Reproduce, exactly and in full, the lines from the one with "Write a web" through the one with "const otherVal = d3.sum(secondCats, val);" in the data below; drop pictures.

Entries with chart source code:
#####

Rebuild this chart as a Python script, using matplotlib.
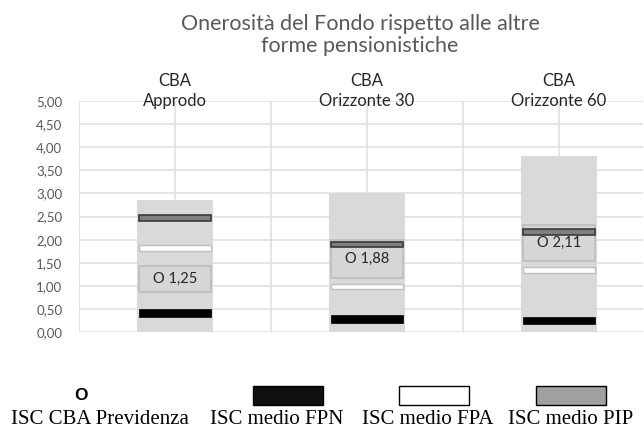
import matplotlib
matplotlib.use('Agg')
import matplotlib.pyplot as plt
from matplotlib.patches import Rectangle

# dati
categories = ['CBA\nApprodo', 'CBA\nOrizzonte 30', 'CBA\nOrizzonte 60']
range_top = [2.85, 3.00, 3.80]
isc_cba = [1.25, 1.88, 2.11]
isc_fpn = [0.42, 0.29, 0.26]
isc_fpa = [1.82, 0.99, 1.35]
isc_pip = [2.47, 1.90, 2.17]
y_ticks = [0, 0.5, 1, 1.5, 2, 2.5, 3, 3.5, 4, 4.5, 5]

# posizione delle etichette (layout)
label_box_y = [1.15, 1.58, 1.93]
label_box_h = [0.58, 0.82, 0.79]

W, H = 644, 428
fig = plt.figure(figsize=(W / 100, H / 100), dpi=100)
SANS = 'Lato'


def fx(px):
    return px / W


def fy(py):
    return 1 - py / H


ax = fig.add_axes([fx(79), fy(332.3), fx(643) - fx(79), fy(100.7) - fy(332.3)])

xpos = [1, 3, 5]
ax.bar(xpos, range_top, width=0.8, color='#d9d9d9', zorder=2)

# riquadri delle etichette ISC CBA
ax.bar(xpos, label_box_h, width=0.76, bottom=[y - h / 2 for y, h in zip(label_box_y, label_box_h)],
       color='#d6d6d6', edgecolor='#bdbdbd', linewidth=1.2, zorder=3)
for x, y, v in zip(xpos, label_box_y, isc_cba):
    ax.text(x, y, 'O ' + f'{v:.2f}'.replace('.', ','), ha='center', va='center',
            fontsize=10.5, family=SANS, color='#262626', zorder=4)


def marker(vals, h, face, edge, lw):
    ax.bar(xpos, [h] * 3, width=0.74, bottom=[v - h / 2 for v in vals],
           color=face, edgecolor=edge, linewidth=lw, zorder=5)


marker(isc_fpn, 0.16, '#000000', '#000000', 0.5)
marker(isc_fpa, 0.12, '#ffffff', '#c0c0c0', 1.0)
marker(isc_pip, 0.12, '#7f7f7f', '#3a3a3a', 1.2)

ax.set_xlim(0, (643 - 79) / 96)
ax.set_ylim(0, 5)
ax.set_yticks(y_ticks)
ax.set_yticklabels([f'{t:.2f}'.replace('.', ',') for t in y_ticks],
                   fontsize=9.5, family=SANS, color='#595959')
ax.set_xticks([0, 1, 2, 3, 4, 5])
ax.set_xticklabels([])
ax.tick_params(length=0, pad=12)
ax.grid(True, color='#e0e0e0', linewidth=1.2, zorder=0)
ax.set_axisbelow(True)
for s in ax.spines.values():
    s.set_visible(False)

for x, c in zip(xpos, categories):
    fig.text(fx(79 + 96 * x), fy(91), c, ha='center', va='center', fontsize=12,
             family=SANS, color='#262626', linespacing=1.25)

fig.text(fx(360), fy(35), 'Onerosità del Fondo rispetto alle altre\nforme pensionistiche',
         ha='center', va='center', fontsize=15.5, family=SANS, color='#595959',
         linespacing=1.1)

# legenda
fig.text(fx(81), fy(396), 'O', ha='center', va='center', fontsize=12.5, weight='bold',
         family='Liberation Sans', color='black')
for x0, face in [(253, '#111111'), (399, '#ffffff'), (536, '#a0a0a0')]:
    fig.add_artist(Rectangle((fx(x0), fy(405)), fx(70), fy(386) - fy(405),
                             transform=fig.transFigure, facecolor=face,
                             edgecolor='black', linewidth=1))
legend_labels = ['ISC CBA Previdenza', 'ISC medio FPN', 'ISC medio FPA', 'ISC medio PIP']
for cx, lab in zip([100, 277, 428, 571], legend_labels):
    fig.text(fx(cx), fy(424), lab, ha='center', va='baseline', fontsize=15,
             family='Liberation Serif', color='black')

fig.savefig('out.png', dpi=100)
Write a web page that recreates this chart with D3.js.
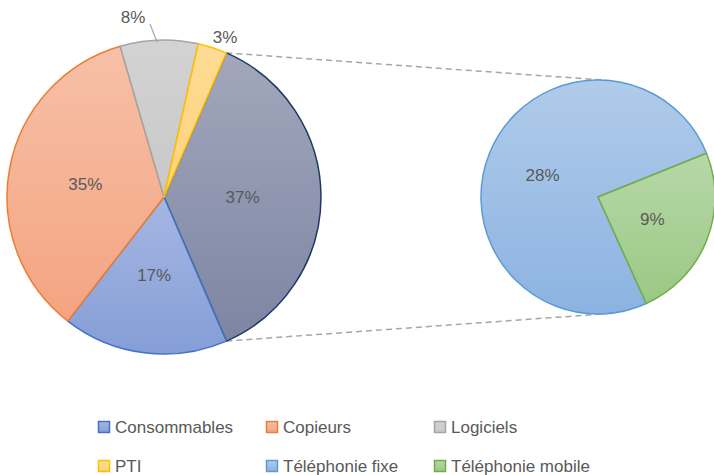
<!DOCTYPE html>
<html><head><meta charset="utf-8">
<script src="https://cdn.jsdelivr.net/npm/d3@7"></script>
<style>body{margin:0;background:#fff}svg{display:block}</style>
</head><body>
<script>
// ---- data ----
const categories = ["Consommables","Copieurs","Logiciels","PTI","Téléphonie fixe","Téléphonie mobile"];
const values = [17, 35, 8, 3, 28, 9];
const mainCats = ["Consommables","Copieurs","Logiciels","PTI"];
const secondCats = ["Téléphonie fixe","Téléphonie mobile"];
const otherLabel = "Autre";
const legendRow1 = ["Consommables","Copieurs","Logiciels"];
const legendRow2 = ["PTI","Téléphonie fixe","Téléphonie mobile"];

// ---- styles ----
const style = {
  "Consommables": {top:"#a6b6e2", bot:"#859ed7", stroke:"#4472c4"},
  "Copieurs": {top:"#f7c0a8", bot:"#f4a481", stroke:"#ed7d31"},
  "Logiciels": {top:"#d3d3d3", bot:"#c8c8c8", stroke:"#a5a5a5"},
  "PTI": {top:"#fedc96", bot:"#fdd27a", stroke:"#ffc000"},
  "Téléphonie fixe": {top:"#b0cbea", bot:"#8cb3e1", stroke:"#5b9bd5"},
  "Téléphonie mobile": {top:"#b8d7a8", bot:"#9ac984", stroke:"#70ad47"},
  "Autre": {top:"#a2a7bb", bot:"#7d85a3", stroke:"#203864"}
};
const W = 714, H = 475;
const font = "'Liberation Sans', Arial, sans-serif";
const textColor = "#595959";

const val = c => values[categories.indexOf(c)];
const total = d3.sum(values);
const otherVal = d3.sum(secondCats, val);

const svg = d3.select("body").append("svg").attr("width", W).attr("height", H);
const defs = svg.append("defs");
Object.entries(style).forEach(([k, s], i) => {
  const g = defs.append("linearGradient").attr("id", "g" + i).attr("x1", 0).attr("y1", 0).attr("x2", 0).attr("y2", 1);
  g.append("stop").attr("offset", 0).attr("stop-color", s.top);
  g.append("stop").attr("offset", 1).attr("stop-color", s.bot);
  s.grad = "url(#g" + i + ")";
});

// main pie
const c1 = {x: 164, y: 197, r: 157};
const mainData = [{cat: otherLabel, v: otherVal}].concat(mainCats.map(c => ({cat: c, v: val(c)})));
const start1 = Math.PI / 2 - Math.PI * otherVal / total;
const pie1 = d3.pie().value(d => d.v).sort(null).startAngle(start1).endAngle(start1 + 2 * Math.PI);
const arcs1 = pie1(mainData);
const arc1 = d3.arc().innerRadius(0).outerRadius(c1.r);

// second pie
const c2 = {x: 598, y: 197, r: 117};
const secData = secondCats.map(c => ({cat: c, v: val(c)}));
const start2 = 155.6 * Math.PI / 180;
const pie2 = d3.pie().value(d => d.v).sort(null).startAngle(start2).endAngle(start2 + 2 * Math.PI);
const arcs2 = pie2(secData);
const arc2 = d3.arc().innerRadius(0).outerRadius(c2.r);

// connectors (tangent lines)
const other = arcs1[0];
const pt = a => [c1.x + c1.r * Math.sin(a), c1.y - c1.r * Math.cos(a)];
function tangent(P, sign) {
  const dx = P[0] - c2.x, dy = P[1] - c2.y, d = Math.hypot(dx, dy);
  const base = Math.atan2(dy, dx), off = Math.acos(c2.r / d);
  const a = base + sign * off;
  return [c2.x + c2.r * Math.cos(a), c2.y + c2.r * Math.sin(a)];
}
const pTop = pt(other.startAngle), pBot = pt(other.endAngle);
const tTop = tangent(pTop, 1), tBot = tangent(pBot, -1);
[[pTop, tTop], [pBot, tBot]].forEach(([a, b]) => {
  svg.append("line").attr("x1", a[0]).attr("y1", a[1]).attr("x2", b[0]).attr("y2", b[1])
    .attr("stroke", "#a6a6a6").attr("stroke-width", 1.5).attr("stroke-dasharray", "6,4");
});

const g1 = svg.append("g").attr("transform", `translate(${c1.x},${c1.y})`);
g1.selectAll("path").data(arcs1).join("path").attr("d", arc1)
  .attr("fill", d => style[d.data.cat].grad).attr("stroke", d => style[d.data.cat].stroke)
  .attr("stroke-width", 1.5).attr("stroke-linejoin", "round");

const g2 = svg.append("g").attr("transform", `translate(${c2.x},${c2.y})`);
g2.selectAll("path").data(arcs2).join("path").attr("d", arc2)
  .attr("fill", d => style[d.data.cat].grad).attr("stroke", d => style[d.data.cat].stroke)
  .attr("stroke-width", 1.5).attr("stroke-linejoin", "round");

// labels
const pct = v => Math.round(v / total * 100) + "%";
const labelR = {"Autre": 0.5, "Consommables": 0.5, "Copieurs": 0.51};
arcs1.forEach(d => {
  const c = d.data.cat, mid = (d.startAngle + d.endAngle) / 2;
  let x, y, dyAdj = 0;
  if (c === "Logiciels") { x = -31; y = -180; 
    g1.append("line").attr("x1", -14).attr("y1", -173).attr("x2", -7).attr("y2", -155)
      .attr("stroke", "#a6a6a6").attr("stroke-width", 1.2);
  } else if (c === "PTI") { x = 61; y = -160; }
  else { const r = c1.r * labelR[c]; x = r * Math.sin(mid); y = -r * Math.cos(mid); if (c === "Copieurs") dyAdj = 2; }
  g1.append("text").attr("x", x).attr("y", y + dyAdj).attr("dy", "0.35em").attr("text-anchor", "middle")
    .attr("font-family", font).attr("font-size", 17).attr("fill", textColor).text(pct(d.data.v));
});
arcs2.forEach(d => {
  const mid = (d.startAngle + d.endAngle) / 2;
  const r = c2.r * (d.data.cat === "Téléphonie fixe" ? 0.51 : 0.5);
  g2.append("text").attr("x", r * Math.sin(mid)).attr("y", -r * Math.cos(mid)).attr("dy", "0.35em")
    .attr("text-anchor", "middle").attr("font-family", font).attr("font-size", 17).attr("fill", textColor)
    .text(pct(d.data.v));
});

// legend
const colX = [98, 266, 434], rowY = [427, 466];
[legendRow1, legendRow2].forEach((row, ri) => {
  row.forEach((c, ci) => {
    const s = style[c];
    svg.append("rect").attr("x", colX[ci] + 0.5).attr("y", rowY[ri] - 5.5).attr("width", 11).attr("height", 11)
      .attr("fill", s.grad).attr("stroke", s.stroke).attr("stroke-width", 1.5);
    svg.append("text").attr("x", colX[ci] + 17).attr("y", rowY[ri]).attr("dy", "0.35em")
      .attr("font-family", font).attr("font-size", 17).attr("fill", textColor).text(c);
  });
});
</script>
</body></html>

#####

• _Task solution_
Write a web page that recreates this chart with D3.js.
<!DOCTYPE html>
<html><head><meta charset="utf-8">
<script src="https://cdn.jsdelivr.net/npm/d3@7"></script>
<style>body{margin:0;background:#fff}svg{display:block}</style>
</head><body>
<script>
// ---- data ----
const categories = ["Consommables","Copieurs","Logiciels","PTI","Téléphonie fixe","Téléphonie mobile"];
const values = [17, 35, 8, 3, 28, 9];
const mainCats = ["Consommables","Copieurs","Logiciels","PTI"];
const secondCats = ["Téléphonie fixe","Téléphonie mobile"];
const otherLabel = "Autre";
const legendRow1 = ["Consommables","Copieurs","Logiciels"];
const legendRow2 = ["PTI","Téléphonie fixe","Téléphonie mobile"];

// ---- styles ----
const style = {
  "Consommables": {top:"#a6b6e2", bot:"#859ed7", stroke:"#4472c4"},
  "Copieurs": {top:"#f7c0a8", bot:"#f4a481", stroke:"#ed7d31"},
  "Logiciels": {top:"#d3d3d3", bot:"#c8c8c8", stroke:"#a5a5a5"},
  "PTI": {top:"#fedc96", bot:"#fdd27a", stroke:"#ffc000"},
  "Téléphonie fixe": {top:"#b0cbea", bot:"#8cb3e1", stroke:"#5b9bd5"},
  "Téléphonie mobile": {top:"#b8d7a8", bot:"#9ac984", stroke:"#70ad47"},
  "Autre": {top:"#a2a7bb", bot:"#7d85a3", stroke:"#203864"}
};
const W = 714, H = 475;
const font = "'Liberation Sans', Arial, sans-serif";
const textColor = "#595959";

const val = c => values[categories.indexOf(c)];
const total = d3.sum(values);
const otherVal = d3.sum(secondCats, val);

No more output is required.